The Lion King Review
Whether its watching your favorite superheroes come to life onscreen. Whether its the ignition of the "Star Wars" franchise. Or whether its rewatching your favorite cartoon movies as a kid now as live action remakes, Disney has become comfortable just selling your nostalgia right back to us. Sure, they call it merely making old favorites for a new generation. But isn't that what they all say? Aren't they just counting on the old generation to bring their kids, to see if maybe they can remaking their classics again for the generation after that?
Your enjoyment of "The Lion King" will depend on how powerful your nostalgia is for the old movie from 1994. I would gauge the same thing for all of these live action Disney remakes. How far outside the box they decide to go while still remaking the movie are the ones that stick out the most to me. The others? Well, they feel like watching somebody sing karaoke of your favorite song. Jon Favreau did an impeccable job making a live action Jungle Book. Out of all the Disney live action movies, that is currently my favorite. "The Lion King" is my favorite Disney movie ever. So, if any of these remakes forced me to carry some heavy baggage into the theater, its this one. But since Jon Favreau did such a tremendous job on "The Jungle Book," we are good hands, right?
First and foremost, "The Lion King" is breath taking to behold. Breath. Take. Ing. If "The Lion King" is anything, its a showcase of the sheer power of special effects, and I am sure we are looking at an early front runner for Visual Effects Oscar for the winter. The movie itself? Well, it's an oddly passive experience. The whole time it tightrope walks on the line between being a nostalgic rush and being just another karaoke version of a classic tale. Sure, the pretty pictures are just that, pretty. But if you are looking forward to something more, the movie just kind of runs on autopilot.
The biggest eye-opener is that Jon Favreau did very little to make this movie stand out. I love "The Lion King," I grew up with "The Lion King." Its a movie I definitely feel like I know inside and out. With these remakes, there needs needs to be an angle that feels fresh and innovative. "The Lion King" just seems like a frame-by-frame retelling of the original animated movie, partially on fast forward. There are only a few superficial changes to certain things, but basically what your watching is the animated movie in live action.
I visited New York City in 2003 with my family and one of the things we did while there was see "The Lion King" on Broadway. It was spectacular show. Just dazzling and mesmerizing, a experience that goes beyond detail. The difference between the 1994 movie and the Broadway musical isn't simply me watching actors dressed like animals. There were a few different songs and a couple scenes that slightly change the meaning or highlight a theme differently. Sure, a stage musical and a movie are two completely different experiences but he musical went beyond to make a different experience too. Live action "The Lion King," if we can even really call it that, works basically as an updated version of the original animated movie. Its basically the same movie with different voices. I wonder why pay money for a movie ticket for the same experience you can have at home, albeit more kiddy?

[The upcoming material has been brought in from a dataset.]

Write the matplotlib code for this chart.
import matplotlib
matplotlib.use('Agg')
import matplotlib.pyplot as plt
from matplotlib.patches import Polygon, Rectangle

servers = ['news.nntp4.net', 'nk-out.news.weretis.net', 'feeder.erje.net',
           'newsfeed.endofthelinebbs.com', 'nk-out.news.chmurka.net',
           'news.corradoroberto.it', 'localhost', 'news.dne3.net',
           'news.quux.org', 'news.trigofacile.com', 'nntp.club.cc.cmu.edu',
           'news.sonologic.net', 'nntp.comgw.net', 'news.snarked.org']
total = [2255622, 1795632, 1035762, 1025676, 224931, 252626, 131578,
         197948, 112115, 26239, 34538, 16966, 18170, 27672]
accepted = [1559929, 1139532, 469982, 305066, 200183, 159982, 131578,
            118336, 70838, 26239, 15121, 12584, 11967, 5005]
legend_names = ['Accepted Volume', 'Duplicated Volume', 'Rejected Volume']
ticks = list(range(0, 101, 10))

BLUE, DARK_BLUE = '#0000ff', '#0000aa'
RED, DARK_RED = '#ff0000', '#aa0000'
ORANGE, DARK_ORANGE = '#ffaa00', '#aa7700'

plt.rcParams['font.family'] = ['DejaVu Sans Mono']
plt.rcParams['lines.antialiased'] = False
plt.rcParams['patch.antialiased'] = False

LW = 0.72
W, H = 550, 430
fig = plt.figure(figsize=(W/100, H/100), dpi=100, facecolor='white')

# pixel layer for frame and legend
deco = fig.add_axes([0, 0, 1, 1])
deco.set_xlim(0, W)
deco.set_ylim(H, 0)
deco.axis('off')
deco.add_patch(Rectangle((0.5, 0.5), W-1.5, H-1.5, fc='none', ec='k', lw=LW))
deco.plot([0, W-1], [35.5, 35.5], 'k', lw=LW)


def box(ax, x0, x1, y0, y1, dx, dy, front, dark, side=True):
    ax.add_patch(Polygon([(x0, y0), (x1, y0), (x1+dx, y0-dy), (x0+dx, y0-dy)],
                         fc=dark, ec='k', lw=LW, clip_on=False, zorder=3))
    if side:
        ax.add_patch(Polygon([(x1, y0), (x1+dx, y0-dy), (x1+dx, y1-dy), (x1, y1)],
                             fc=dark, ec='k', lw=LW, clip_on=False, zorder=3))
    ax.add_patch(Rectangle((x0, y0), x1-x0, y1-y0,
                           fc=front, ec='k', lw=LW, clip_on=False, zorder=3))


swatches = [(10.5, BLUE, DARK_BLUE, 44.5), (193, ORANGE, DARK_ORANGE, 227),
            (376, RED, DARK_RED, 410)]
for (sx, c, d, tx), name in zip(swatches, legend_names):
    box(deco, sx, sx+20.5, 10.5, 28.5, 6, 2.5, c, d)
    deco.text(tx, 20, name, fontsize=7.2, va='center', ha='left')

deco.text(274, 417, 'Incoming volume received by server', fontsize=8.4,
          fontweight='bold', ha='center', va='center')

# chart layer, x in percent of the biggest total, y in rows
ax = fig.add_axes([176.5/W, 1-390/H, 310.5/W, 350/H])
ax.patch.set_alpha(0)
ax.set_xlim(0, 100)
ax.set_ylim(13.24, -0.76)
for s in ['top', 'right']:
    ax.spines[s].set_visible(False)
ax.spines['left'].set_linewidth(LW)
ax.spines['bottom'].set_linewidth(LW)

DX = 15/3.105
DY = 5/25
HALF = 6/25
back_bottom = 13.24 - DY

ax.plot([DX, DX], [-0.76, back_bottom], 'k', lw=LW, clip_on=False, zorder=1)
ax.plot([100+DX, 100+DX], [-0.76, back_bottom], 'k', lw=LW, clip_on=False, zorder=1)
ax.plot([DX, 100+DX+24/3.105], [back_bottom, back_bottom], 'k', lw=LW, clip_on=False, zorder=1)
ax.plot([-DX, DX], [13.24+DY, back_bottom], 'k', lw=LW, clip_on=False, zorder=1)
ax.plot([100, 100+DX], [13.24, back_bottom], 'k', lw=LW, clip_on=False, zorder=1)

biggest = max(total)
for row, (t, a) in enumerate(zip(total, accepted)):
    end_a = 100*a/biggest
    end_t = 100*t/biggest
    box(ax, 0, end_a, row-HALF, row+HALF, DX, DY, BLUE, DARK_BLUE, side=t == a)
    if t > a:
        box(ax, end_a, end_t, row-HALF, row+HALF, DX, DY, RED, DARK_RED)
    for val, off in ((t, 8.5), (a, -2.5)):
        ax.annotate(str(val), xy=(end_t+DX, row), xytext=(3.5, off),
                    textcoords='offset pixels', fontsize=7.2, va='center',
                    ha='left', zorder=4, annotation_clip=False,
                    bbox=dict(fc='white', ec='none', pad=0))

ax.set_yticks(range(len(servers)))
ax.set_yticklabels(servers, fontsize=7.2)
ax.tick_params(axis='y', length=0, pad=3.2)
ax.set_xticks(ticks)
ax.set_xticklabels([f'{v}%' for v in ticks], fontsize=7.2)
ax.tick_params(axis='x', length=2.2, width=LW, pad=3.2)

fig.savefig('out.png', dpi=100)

The best live action Disney updates do something different with the material, but "The Lion King" plays it so unbelievably close to the original movie that, put side by side, just look too identical. Not only that, a lot of the movie suffers from a lack of feeling. The live action movie misses some of the humor and emotion that made the original film a keeper. Movies are empathy machines on a level I've never seen before, and the best movies don't just allow an audience to watch something, they feel it. The original "Lion King" still gets me today. This new one doesn't hit you in the heart the same way the original did, and I know that's possible because Favreau did that with his "Jungle Book."

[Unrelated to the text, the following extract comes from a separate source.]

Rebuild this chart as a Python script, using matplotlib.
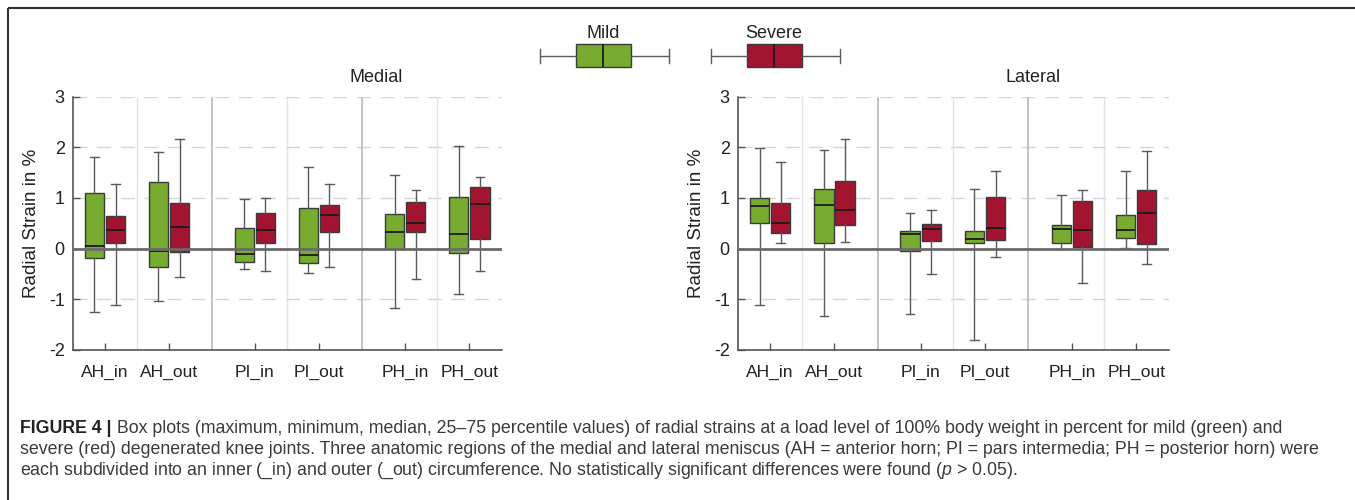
import matplotlib
matplotlib.use("Agg")
import matplotlib.pyplot as plt

plt.rcParams["font.family"] = ["Liberation Sans", "DejaVu Sans"]
plt.rcParams["mathtext.fontset"] = "custom"
plt.rcParams["mathtext.it"] = "Liberation Sans:italic"
plt.rcParams["mathtext.rm"] = "Liberation Sans"

CATEGORIES = ["AH_in", "AH_out", "PI_in", "PI_out", "PH_in", "PH_out"]
GROUPS = ["Mild", "Severe"]
PANELS = ["Medial", "Lateral"]
YTICKS = [-2, -1, 0, 1, 2, 3]

# (min, q1, median, q3, max) per category
MEDIAL_MILD = [
    (-1.26, -0.18, 0.05, 1.09, 1.80),
    (-1.04, -0.36, -0.05, 1.32, 1.90),
    (-0.41, -0.26, -0.11, 0.41, 0.98),
    (-0.49, -0.28, -0.12, 0.81, 1.61),
    (-1.18, -0.01, 0.32, 0.68, 1.45),
    (-0.90, -0.09, 0.28, 1.01, 2.03),
]
MEDIAL_SEVERE = [
    (-1.11, 0.11, 0.36, 0.64, 1.27),
    (-0.56, -0.07, 0.43, 0.90, 2.16),
    (-0.45, 0.11, 0.36, 0.71, 0.99),
    (-0.36, 0.32, 0.66, 0.86, 1.27),
    (-0.59, 0.32, 0.50, 0.91, 1.16),
    (-0.44, 0.18, 0.88, 1.22, 1.41),
]
LATERAL_MILD = [
    (-1.11, 0.51, 0.85, 0.99, 1.99),
    (-1.33, 0.12, 0.86, 1.17, 1.95),
    (-1.29, -0.05, 0.29, 0.34, 0.71),
    (-1.80, 0.12, 0.19, 0.34, 1.18),
    (-0.01, 0.12, 0.39, 0.47, 1.06),
    (0.01, 0.20, 0.37, 0.67, 1.54),
]
LATERAL_SEVERE = [
    (0.11, 0.31, 0.50, 0.89, 1.71),
    (0.13, 0.47, 0.76, 1.34, 2.17),
    (-0.51, 0.15, 0.39, 0.49, 0.76),
    (-0.16, 0.16, 0.41, 1.01, 1.54),
    (-0.68, 0.03, 0.37, 0.93, 1.16),
    (-0.31, 0.09, 0.70, 1.16, 1.92),
]

CAPTION_BOLD = "FIGURE 4 |"
CAPTION = [
    " Box plots (maximum, minimum, median, 25\u201375 percentile values) of radial strains at a load level of 100% body weight in percent for mild (green) and",
    "severe (red) degenerated knee joints. Three anatomic regions of the medial and lateral meniscus (AH = anterior horn; PI = pars intermedia; PH = posterior horn) were",
    "each subdivided into an inner (_in) and outer (_out) circumference. No statistically significant differences were found ($\\it{p}$ > 0.05).",
]

COLORS = {"Mild": "#77AC30", "Severe": "#A2142F"}
# category centres: pairs with a wider gap between anatomic regions
XPOS = [0, 1, 2.34, 3.34, 4.69, 5.69]
OFFSET = 0.165
BOXW = 0.30
EDGE = "#3a3a3a"
WHISK = "#5a5a5a"

W, H = 1355, 500
fig = plt.figure(figsize=(W / 100, H / 100), dpi=100)


def stats(rows):
    return [dict(whislo=r[0], q1=r[1], med=r[2], q3=r[3], whishi=r[4]) for r in rows]


def draw_boxes(ax, rows, positions, color):
    ax.bxp(stats(rows), positions=positions, widths=BOXW, capwidths=BOXW * 0.45,
           patch_artist=True, showfliers=False, manage_ticks=False,
           boxprops=dict(facecolor=color, edgecolor=EDGE, lw=1.0),
           medianprops=dict(color="#1a1a1a", lw=1.3),
           whiskerprops=dict(color=WHISK, lw=1.0),
           capprops=dict(color=WHISK, lw=1.0), zorder=3)


def panel(rect, title, title_x, mild, severe):
    ax = fig.add_axes(rect)
    ax.set_xlim(-0.5, 6.2)
    ax.set_ylim(-2, 3)
    # grid: dashed horizontals, separators between categories
    for y in YTICKS[1:]:
        if y != 0:
            ax.axhline(y, color="#d6d6d6", lw=1, ls=(0, (10, 7)), zorder=1)
    for i in range(len(XPOS) - 1):
        sep = (XPOS[i] + XPOS[i + 1]) / 2
        dark = i % 2 == 1
        ax.axvline(sep, color="#bdbdbd" if dark else "#e3e3e3",
                   lw=1.3 if dark else 1.0, zorder=1)
    draw_boxes(ax, mild, [p - OFFSET for p in XPOS], COLORS["Mild"])
    draw_boxes(ax, severe, [p + OFFSET for p in XPOS], COLORS["Severe"])
    ax.axhline(0, color="#6a6a6a", lw=2, zorder=4)

    ax.set_xticks(XPOS)
    ax.set_xticklabels(CATEGORIES, fontsize=12.5, color="#222222")
    ax.set_yticks(YTICKS)
    ax.set_yticklabels([str(v) for v in YTICKS], fontsize=13, color="#222222")
    ax.tick_params(direction="in", length=5, color="#555555", width=1)
    ax.tick_params(axis="x", pad=11)
    ax.tick_params(axis="y", pad=6)
    for s in ("top", "right"):
        ax.spines[s].set_visible(False)
    for s in ("left", "bottom"):
        ax.spines[s].set_color("#555555")
        ax.spines[s].set_linewidth(1.2)
    ax.set_ylabel("Radial Strain in %", fontsize=13.5, color="#222222", labelpad=6)
    fig.text(title_x / W, 1 - 78 / H, title, fontsize=13, color="#222222",
             ha="center", va="center")
    return ax


panel([73 / W, 150 / H, 429 / W, 253.5 / H], PANELS[0], 376, MEDIAL_MILD, MEDIAL_SEVERE)
panel([738 / W, 150 / H, 431 / W, 253.5 / H], PANELS[1], 1033, LATERAL_MILD, LATERAL_SEVERE)

# legend glyphs: small horizontal box plots with labels above
leg = fig.add_axes([0, 0, 1, 1], zorder=5)
leg.set_xlim(0, W)
leg.set_ylim(H, 0)
leg.axis("off")
glyph = (-0.65, 0.0, 0.5, 1.0, 1.7)  # whisker, box, median in box-widths
for name, cx in zip(GROUPS, [603, 774]):
    st = [dict(whislo=cx + (glyph[0] - 0.5) * 55, q1=cx + (glyph[1] - 0.5) * 55,
               med=cx + (glyph[2] - 0.5) * 55, q3=cx + (glyph[3] - 0.5) * 55,
               whishi=cx + (glyph[4] - 0.5) * 55)]
    leg.bxp(st, positions=[55.7], widths=23, capwidths=14, orientation="horizontal",
            patch_artist=True, showfliers=False, manage_ticks=False,
            boxprops=dict(facecolor=COLORS[name], edgecolor=EDGE, lw=1.0),
            medianprops=dict(color="#1a1a1a", lw=1.3),
            whiskerprops=dict(color=WHISK, lw=1.0),
            capprops=dict(color=WHISK, lw=1.0))
    leg.text(cx, 34, name, fontsize=13, color="#222222", ha="center", va="center")

# frame lines of the figure box
leg.plot([8, 8], [8, H], color="#333333", lw=1.5, solid_capstyle="butt")
leg.plot([8, W], [8, 8], color="#333333", lw=1.5, solid_capstyle="butt")

# caption
cap_col = "#3a3a3a"
cap_fs = 12.8
base = [433, 454, 475]
t0 = leg.text(20, base[0], CAPTION_BOLD, fontsize=cap_fs, fontweight="bold",
              color="#222222", va="baseline")
fig.canvas.draw()
bb = t0.get_window_extent()
x1 = bb.x1  # display px == data px for this overlay
leg.text(x1, base[0], CAPTION[0], fontsize=cap_fs, color=cap_col, va="baseline")
for line, y in zip(CAPTION[1:], base[1:]):
    leg.text(20, y, line, fontsize=cap_fs, color=cap_col, va="baseline")

fig.savefig("out.png", dpi=100)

Choosing regular actors to voice animated characters can be made or broken by which actor is chosen. I have to be dead honest, as much as I like Seth Rogen, his work as Pumbaa took me out of the movie. Every single time, it took me out of the movie. Rogen's voice is so distinct, and so on-the-nose iconic that you feel like your almost watching a parody of "The Lion King." I liked John Oliver as Zazoo. I liked Donald Glover and Beyonce Knowles-Carter does good work as Nala. I am going to go ahead and assume they both did their own singing, and of course its good. As much as I love Chiwetel Ejiofor is a masterful actor, but I don't think his voice work can honestly compare to the work by Jeremy Irons as Scar.
If you need a nostalgia overload, go ahead see it. If you need to see one of your favorite movies from yesteryear, go ahead see it. The visuals will definitely knock you flat. Just know this isn't going tug the heart strings as much as the original did. Even knowing the original isn't going to make you interpret this one any differently. This feels like a movie that was merely made just so more billions of dollars can flood to Disney, billions they really doesn't need, without anything new to bring to the table. Without the fun and humor of the first film. Sorry, but I'll take Ninja Rafiki over brawler Rafiki any day of the week.